— YOUR GOAL —
Restate, exactly and without pictures, the lines from the start of the listing below through the line holding "import plotly.graph_objects as go".

— DATA —
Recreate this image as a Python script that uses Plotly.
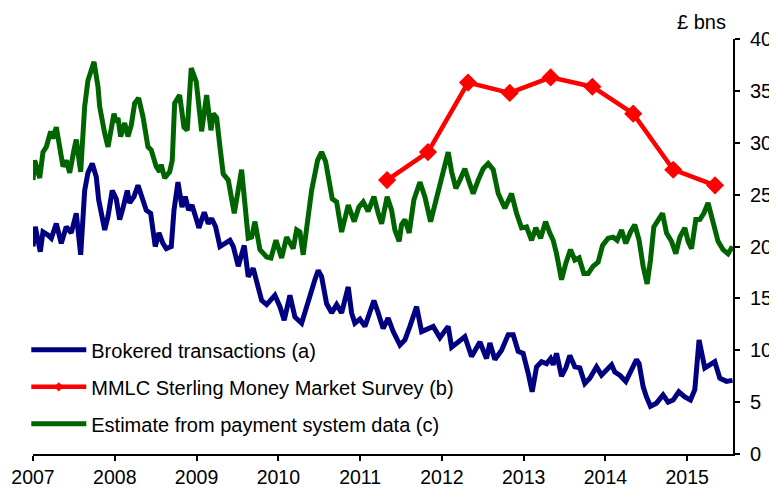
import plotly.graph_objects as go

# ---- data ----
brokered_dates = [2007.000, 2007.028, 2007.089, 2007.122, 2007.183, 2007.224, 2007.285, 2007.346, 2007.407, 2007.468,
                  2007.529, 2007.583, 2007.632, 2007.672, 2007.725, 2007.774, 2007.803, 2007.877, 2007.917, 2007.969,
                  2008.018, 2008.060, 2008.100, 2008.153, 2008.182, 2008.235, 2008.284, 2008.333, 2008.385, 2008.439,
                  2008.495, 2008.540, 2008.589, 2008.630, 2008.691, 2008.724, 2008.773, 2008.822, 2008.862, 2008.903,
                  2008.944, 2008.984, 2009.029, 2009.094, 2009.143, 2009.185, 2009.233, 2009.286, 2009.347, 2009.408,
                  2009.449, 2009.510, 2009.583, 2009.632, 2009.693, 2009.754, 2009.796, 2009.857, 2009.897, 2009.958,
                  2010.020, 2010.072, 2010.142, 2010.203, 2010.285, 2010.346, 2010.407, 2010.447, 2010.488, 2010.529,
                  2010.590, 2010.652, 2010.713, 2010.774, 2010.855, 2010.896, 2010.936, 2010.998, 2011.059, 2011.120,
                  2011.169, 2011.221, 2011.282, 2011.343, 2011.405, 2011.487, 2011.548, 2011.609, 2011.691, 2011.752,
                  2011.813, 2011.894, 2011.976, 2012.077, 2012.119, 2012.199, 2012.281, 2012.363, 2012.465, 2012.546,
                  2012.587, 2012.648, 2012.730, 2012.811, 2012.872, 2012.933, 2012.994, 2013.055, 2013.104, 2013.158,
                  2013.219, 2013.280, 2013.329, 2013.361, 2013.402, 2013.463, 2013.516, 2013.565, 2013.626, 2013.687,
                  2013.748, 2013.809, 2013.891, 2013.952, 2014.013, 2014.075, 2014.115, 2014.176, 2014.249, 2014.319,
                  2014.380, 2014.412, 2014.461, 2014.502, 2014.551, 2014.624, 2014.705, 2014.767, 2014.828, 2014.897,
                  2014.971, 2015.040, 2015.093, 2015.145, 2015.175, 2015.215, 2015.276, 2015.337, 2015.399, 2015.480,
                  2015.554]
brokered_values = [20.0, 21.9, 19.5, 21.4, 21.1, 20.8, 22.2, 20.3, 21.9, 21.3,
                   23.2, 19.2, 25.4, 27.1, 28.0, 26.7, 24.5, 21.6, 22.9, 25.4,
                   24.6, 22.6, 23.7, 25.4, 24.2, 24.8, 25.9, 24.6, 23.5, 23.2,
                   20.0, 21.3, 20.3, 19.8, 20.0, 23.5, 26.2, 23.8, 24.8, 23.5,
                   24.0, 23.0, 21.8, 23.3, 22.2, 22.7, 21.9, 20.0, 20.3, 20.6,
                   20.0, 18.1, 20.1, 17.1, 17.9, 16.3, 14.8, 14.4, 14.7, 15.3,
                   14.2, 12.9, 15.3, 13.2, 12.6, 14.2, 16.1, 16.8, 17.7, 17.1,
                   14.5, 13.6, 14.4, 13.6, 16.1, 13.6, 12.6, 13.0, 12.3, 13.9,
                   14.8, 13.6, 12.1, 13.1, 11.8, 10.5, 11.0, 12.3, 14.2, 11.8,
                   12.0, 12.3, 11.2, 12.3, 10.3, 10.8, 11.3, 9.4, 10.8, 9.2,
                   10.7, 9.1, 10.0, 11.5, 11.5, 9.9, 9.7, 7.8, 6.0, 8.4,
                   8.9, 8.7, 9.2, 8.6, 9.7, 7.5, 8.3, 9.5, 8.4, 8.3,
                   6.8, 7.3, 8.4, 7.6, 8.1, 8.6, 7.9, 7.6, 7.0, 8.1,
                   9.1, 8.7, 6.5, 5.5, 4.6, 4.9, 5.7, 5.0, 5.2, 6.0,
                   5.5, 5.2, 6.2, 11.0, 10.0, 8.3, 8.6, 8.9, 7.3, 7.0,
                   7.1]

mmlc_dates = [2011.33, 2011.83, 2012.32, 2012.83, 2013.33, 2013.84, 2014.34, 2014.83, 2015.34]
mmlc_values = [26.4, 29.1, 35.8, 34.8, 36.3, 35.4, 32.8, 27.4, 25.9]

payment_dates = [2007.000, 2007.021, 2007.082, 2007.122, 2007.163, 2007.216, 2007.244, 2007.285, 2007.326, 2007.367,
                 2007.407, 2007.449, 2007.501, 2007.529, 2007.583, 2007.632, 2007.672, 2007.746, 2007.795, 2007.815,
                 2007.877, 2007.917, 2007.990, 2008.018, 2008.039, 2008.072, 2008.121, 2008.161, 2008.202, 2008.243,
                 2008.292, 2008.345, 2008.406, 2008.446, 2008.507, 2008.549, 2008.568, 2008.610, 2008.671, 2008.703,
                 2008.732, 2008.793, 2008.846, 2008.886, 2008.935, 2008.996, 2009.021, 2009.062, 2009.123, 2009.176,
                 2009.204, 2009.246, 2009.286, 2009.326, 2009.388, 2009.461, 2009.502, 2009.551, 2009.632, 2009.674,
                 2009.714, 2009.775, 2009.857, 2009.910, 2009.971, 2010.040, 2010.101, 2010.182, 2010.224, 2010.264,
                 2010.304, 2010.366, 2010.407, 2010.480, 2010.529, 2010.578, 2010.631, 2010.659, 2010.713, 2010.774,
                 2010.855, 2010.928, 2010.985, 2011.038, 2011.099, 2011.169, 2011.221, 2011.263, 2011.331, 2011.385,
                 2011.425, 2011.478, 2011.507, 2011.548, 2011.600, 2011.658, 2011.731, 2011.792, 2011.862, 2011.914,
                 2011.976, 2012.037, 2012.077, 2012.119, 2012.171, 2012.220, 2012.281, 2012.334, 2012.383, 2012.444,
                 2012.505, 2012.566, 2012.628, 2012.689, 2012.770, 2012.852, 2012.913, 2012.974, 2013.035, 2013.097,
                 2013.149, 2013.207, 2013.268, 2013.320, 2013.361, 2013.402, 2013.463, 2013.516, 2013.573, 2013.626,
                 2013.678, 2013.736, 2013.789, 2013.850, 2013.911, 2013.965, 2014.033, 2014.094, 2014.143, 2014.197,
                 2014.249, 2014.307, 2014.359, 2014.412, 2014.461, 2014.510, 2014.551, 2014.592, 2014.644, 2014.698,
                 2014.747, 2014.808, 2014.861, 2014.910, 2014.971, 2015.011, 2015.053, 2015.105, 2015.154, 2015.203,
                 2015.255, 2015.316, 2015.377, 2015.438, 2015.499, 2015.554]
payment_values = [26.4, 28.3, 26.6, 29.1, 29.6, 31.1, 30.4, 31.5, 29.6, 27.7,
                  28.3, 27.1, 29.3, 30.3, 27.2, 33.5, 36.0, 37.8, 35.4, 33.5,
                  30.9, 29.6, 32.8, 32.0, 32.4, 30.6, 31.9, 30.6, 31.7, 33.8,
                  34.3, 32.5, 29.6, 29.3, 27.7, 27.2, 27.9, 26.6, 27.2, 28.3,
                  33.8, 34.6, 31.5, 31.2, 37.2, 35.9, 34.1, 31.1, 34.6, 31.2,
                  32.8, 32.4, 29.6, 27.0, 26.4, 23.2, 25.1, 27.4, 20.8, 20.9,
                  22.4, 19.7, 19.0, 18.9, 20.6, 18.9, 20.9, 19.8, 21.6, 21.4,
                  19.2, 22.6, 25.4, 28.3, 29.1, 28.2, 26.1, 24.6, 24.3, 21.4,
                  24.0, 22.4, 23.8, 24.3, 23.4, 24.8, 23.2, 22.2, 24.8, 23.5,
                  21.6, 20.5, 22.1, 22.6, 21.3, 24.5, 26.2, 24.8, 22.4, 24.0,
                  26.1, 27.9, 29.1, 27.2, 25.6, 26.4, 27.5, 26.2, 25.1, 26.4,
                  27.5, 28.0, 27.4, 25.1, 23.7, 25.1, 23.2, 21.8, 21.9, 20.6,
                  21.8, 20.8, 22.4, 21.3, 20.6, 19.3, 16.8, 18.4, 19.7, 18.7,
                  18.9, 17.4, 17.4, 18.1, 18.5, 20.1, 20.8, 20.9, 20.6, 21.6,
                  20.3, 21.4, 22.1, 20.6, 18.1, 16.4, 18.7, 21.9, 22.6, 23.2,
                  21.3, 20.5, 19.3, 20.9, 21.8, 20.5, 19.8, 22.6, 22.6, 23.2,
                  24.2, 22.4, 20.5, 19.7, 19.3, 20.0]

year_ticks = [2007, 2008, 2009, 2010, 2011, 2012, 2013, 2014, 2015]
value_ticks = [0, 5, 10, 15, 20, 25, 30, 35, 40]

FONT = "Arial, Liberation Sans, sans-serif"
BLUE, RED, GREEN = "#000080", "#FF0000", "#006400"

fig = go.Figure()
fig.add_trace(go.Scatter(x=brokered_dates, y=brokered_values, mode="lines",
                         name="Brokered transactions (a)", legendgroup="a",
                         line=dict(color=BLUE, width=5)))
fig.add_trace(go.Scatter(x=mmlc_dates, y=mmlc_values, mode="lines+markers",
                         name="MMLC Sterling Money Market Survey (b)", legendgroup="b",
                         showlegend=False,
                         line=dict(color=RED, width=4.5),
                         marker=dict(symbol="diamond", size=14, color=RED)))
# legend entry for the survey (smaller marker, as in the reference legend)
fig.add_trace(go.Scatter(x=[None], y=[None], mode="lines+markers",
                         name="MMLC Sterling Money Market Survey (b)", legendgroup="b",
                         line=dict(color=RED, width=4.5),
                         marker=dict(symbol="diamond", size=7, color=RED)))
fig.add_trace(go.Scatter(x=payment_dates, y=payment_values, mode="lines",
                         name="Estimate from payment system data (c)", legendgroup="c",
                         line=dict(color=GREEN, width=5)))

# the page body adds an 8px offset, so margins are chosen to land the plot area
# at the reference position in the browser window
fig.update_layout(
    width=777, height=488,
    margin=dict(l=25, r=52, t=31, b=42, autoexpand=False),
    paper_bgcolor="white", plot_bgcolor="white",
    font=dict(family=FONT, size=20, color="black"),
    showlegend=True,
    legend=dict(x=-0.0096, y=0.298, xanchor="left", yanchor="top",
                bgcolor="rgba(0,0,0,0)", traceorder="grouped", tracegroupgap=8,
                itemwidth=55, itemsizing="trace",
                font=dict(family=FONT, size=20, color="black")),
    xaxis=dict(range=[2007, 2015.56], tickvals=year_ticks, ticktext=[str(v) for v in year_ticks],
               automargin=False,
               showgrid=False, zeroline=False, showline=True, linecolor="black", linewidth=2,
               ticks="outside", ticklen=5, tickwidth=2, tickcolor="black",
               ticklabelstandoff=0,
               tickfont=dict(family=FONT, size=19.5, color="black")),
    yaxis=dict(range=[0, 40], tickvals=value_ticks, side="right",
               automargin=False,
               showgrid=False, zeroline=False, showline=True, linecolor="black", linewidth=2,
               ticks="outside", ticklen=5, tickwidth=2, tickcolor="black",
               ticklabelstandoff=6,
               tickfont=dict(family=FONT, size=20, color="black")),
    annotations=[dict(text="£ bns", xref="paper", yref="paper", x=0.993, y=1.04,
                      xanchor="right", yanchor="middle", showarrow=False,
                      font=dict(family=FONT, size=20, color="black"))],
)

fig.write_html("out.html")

— EXPECTED ANSWER —
Recreate this image as a Python script that uses Plotly.
import plotly.graph_objects as go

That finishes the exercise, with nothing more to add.